The Goldsmiths experiment involved 72 students being played the same live recording of Elvis Presley’s Jailhouse Rock three times and the same recording of Bruckner’s Symphony No. 4 three times. Before each listening session, participants were given information attributing the recordings to three Elvis impersonators or three conductors of varying levels of prestige. They were then asked to evaluate the performances they had heard.

A report of the results is published in the journal Music Perception.

Overall 75% of participants believed that they had heard different musical performances. Whether the music was pop or classical listeners consistently rated the same recording better if told it was from a ‘high’ prestige performer than a ‘medium’ or ‘low’ prestige one.

The experiment also showed that people with neurotic personality traits were more likely to believe they were listening to different recordings. They were also more easily influenced into altering their ratings depending on what they were told about the status of the performers.

The research gives fresh insight into ‘The Repeated Recording Illusion’: a phenomenon first demonstrated in 1977 by a German radio broadcast in which listeners were asked to give their opinion on three different performances of a piece of classical music. Despite the same recording being played three times, in the 1977 experiment over 80% of callers reported differences in the recordings.

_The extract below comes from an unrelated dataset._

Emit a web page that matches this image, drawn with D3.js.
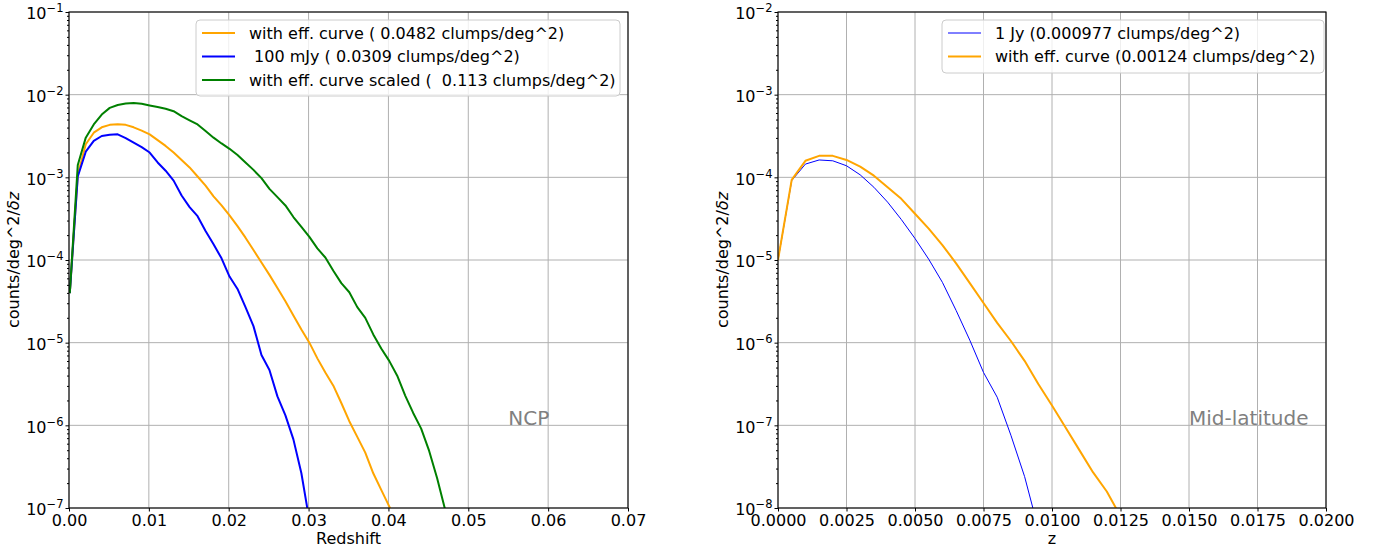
<!DOCTYPE html>
<html>
<head>
<meta charset="utf-8">
<script src="https://cdnjs.cloudflare.com/ajax/libs/d3/7.8.5/d3.min.js"></script>
<style>
    body{margin:0;background:#fff;}
    svg{display:block;font-family:"DejaVu Sans",sans-serif;}
</style>
</head>
<body>
<div id="chart"></div>
<script>
/*global d3: false */

//====================================
//data (values are log10 of counts/deg^2/dz)
var ncpRedshift = [0.0001, 0.0011, 0.0021, 0.0031, 0.0041, 0.0051, 0.0061, 0.0071, 0.0081, 0.0091,
    0.0101, 0.0111, 0.0121, 0.0131, 0.0141, 0.0151, 0.0161, 0.0171, 0.0181, 0.0191,
    0.0201, 0.0211, 0.0221, 0.0231, 0.0241, 0.0251, 0.0261, 0.0271, 0.0281, 0.0291,
    0.0301, 0.0311, 0.0321, 0.0331, 0.0341, 0.0351, 0.0361, 0.0371, 0.0381, 0.0391,
    0.0401, 0.0411, 0.0421, 0.0431, 0.0441, 0.0451, 0.0461, 0.0471];

var ncpEffLog = [-4.40, -2.97, -2.60, -2.46, -2.395, -2.365, -2.358, -2.365, -2.395, -2.435,
    -2.48, -2.55, -2.62, -2.70, -2.79, -2.88, -2.99, -3.10, -3.23, -3.34,
    -3.46, -3.59, -3.73, -3.88, -4.03, -4.18, -4.34, -4.50, -4.67, -4.84,
    -5.00, -5.19, -5.36, -5.52, -5.73, -5.95, -6.14, -6.33, -6.58, -6.78,
    -6.98, -7.20];

var ncp100mJyLog = [-4.40, -2.99, -2.69, -2.56, -2.50, -2.485, -2.48, -2.525, -2.58, -2.635,
    -2.70, -2.82, -2.92, -3.04, -3.22, -3.36, -3.47, -3.65, -3.81, -3.98,
    -4.20, -4.35, -4.57, -4.80, -5.15, -5.33, -5.65, -5.88, -6.17, -6.58,
    -7.15];

var ncpScaledLog = [-4.40, -2.85, -2.52, -2.36, -2.24, -2.16, -2.125, -2.108, -2.10, -2.11,
    -2.13, -2.148, -2.17, -2.20, -2.26, -2.31, -2.36, -2.44, -2.52, -2.59,
    -2.655, -2.73, -2.82, -2.91, -3.01, -3.14, -3.24, -3.34, -3.48, -3.60,
    -3.72, -3.86, -3.97, -4.13, -4.28, -4.39, -4.57, -4.70, -4.90, -5.07,
    -5.22, -5.40, -5.64, -5.85, -6.04, -6.31, -6.64, -7.02];

var midRedshift = [0.0000, 0.0005, 0.0010, 0.0015, 0.0020, 0.0025, 0.0030, 0.0035, 0.0040, 0.0045,
    0.0050, 0.0055, 0.0060, 0.0065, 0.0070, 0.0075, 0.0080, 0.0085, 0.0090, 0.0095,
    0.0100, 0.0105, 0.0110, 0.0115, 0.0120, 0.0125];

var mid1JyLog = [-5.00, -4.04, -3.84, -3.79, -3.80, -3.86, -3.97, -4.12, -4.30, -4.51,
    -4.74, -4.99, -5.27, -5.61, -5.97, -6.36, -6.66, -7.12, -7.62, -8.25];

var midEffLog = [-5.00, -4.03, -3.80, -3.74, -3.74, -3.79, -3.87, -3.98, -4.12, -4.26,
    -4.44, -4.62, -4.82, -5.04, -5.28, -5.52, -5.76, -5.98, -6.22, -6.50,
    -6.76, -7.03, -7.30, -7.57, -7.80, -8.10];

var ncpLegend = ["with eff. curve ( 0.0482 clumps/deg^2)",
    " 100 mJy ( 0.0309 clumps/deg^2)",
    "with eff. curve scaled (  0.113 clumps/deg^2)"];
var midLegend = ["1 Jy (0.000977 clumps/deg^2)",
    "with eff. curve (0.00124 clumps/deg^2)"];

var ncpXTicks = [0, 0.01, 0.02, 0.03, 0.04, 0.05, 0.06, 0.07];
var midXTicks = [0, 0.0025, 0.005, 0.0075, 0.01, 0.0125, 0.015, 0.0175, 0.02];
var ncpYExponents = [-7, -6, -5, -4, -3, -2, -1];
var midYExponents = [-8, -7, -6, -5, -4, -3, -2];

(function(){
    "use strict";

    var width = 1384, height = 551;
    var svg = d3.select("#chart").append("svg")
        .attr("width", width)
        .attr("height", height);

    //turn parallel arrays into point lists
    function zip(zs, logs){
        return logs.map(function(v, i){ return {z: zs[i], v: Math.pow(10, v)}; });
    }

    function drawPanel(cfg){
        var x = d3.scaleLinear().domain(cfg.xDomain).range([cfg.left, cfg.right]);
        var y = d3.scaleLog().domain([Math.pow(10, cfg.yExp[0]), Math.pow(10, cfg.yExp[cfg.yExp.length - 1])])
            .range([cfg.bottom, cfg.top]);
        var decades = cfg.yExp.map(function(e){ return Math.pow(10, e); });
        var minors = [];
        cfg.yExp.slice(0, -1).forEach(function(e){
            for(var k = 2; k < 10; k++){ minors.push(k * Math.pow(10, e)); }
        });

        var g = svg.append("g");

        //grid
        var grid = g.append("g").attr("stroke", "#b0b0b0").attr("stroke-width", 1);
        grid.selectAll("line.gx").data(cfg.xTicks).enter().append("line")
            .attr("x1", function(d){ return x(d); }).attr("x2", function(d){ return x(d); })
            .attr("y1", cfg.top).attr("y2", cfg.bottom);
        grid.selectAll("line.gy").data(decades).enter().append("line")
            .attr("x1", cfg.left).attr("x2", cfg.right)
            .attr("y1", function(d){ return y(d); }).attr("y2", function(d){ return y(d); });

        //curves
        var clipId = "clip" + cfg.name;
        svg.append("clipPath").attr("id", clipId).append("rect")
            .attr("x", cfg.left).attr("y", cfg.top)
            .attr("width", cfg.right - cfg.left).attr("height", cfg.bottom - cfg.top);
        var line = d3.line()
            .x(function(d){ return x(d.z); })
            .y(function(d){ return y(d.v); });
        g.append("g").attr("clip-path", "url(#" + clipId + ")")
            .selectAll("path").data(cfg.series).enter().append("path")
            .attr("d", function(s){ return line(zip(s.z, s.log)); })
            .attr("fill", "none")
            .attr("stroke", function(s){ return s.color; })
            .attr("stroke-width", function(s){ return s.width; })
            .attr("stroke-linejoin", "round");

        //frame
        g.append("rect")
            .attr("x", cfg.left).attr("y", cfg.top)
            .attr("width", cfg.right - cfg.left).attr("height", cfg.bottom - cfg.top)
            .attr("fill", "none").attr("stroke", "#000").attr("stroke-width", 1.1);

        //x axis
        var xAxis = g.append("g")
            .attr("transform", "translate(0," + cfg.bottom + ")")
            .call(d3.axisBottom(x).tickValues(cfg.xTicks).tickFormat(d3.format(cfg.xFormat))
                .tickSize(3.5).tickSizeOuter(0).tickPadding(3.5));
        xAxis.select(".domain").remove();
        xAxis.selectAll("text").attr("font-size", 16).attr("font-family", "DejaVu Sans").attr("fill", "#000");

        //y axis, minor then major
        var yMinor = g.append("g")
            .attr("transform", "translate(" + cfg.left + ",0)")
            .call(d3.axisLeft(y).tickValues(minors).tickFormat("").tickSize(2).tickSizeOuter(0));
        yMinor.select(".domain").remove();
        var yAxis = g.append("g")
            .attr("transform", "translate(" + cfg.left + ",0)")
            .call(d3.axisLeft(y).tickValues(decades).tickFormat(function(){ return "10"; })
                .tickSize(3.5).tickSizeOuter(0).tickPadding(2));
        yAxis.select(".domain").remove();
        yAxis.selectAll("text")
            .attr("font-size", 16).attr("font-family", "DejaVu Sans").attr("fill", "#000")
            .attr("dy", "0.42em")
            .each(function(d){
                d3.select(this).append("tspan")
                    .attr("dy", -7).attr("font-size", 11.5)
                    .text("\u2212" + Math.abs(Math.round(Math.log10(d))));
            });

        //axis labels
        g.append("text")
            .attr("x", (cfg.left + cfg.right) / 2).attr("y", 544)
            .attr("text-anchor", "middle").attr("font-size", 16)
            .text(cfg.xLabel);
        var yl = g.append("text")
            .attr("transform", "translate(" + (cfg.left - 50) + "," + ((cfg.top + cfg.bottom) / 2) + ") rotate(-90)")
            .attr("text-anchor", "middle").attr("font-size", 16)
            .text("counts/deg^2/");
        yl.append("tspan").attr("font-style", "italic").text("\u03b4z");

        //region name
        g.append("text")
            .attr("x", x(cfg.note.z)).attr("y", y(cfg.note.v))
            .attr("font-size", 20).attr("fill", "#808080")
            .text(cfg.note.text);

        //legend
        var lg = g.append("g");
        lg.append("rect")
            .attr("x", cfg.legend.x).attr("y", cfg.legend.y)
            .attr("width", cfg.legend.w).attr("height", cfg.legend.h)
            .attr("rx", 4).attr("ry", 4)
            .attr("fill", "#fff").attr("fill-opacity", 0.8)
            .attr("stroke", "#cccccc").attr("stroke-width", 1);
        var rows = lg.selectAll("g.row").data(cfg.series.slice().sort(function(a, b){ return a.order - b.order; }))
            .enter().append("g")
            .attr("transform", function(d, i){ return "translate(" + (cfg.legend.x + 6) + "," + (cfg.legend.y + 13 + i * 23.5) + ")"; });
        rows.append("line")
            .attr("x1", 0).attr("x2", 33).attr("y1", 0).attr("y2", 0)
            .attr("stroke", function(d){ return d.color; })
            .attr("stroke-width", function(d){ return d.width; });
        rows.append("text")
            .attr("x", 47).attr("y", 5.5)
            .attr("font-size", 16)
            .attr("xml:space", "preserve")
            .style("white-space", "pre")
            .text(function(d){ return d.label; });
    }

    drawPanel({
        name: "ncp",
        left: 69, right: 628, top: 12, bottom: 508,
        xDomain: [0, 0.07], xTicks: ncpXTicks, xFormat: ".2f",
        yExp: ncpYExponents,
        xLabel: "Redshift",
        note: {text: "NCP", z: 0.055, v: 1e-6},
        legend: {x: 196, y: 20, w: 424, h: 76},
        series: [
            {z: ncpRedshift, log: ncpEffLog, color: "#ffa500", width: 2, label: ncpLegend[0], order: 0},
            {z: ncpRedshift, log: ncp100mJyLog, color: "#0000ff", width: 2, label: ncpLegend[1], order: 1},
            {z: ncpRedshift, log: ncpScaledLog, color: "#008000", width: 2, label: ncpLegend[2], order: 2}
        ]
    });

    drawPanel({
        name: "mid",
        left: 778, right: 1326, top: 12, bottom: 508,
        xDomain: [0, 0.02], xTicks: midXTicks, xFormat: ".4f",
        yExp: midYExponents,
        xLabel: "z",
        note: {text: "Mid-latitude", z: 0.015, v: 1e-7},
        legend: {x: 942, y: 20, w: 382, h: 53},
        series: [
            {z: midRedshift, log: mid1JyLog, color: "#0000ff", width: 1, label: midLegend[0], order: 0},
            {z: midRedshift, log: midEffLog, color: "#ffa500", width: 2, label: midLegend[1], order: 1}
        ]
    });
})();
</script>
</body>
</html>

Dr Daniel Müllensiefen, Reader in Psychology at Goldsmiths and co-author, said: “We wanted to know why some people are more susceptible to believing the illusion that the identical recordings they are hearing are different performances than others. We found that not only are the majority of people fooled by the illusion but, surprisingly, listeners who are trained musicians aren’t any more or less likely to be fooled than anyone else.”

Manuel Anglada-Tort, who conducted the research as part of his MSc in Music, Mind & Brain at Goldsmiths and is first author, said: “It turns out that neuroticism – being anxious, pessimistic, shy, fearful, vulnerable and emotionally unstable – is the most important factor related to being taken in by the illusion.

“What this experiment also shows is just how easy it is to manipulate people’s perceptions of a musical recording through external factors, such as a musician’s status. So the next time you really like a song you should stop and think: do I like it because the music is good or because the singer is good-looking and famous?”

A report of the research, entitlted 'The Repeated Recording Illusion: The Effects of Extrinsic and Individual Difference Factors on Musical Judgments', is published in the September edition of the journal Music Perception.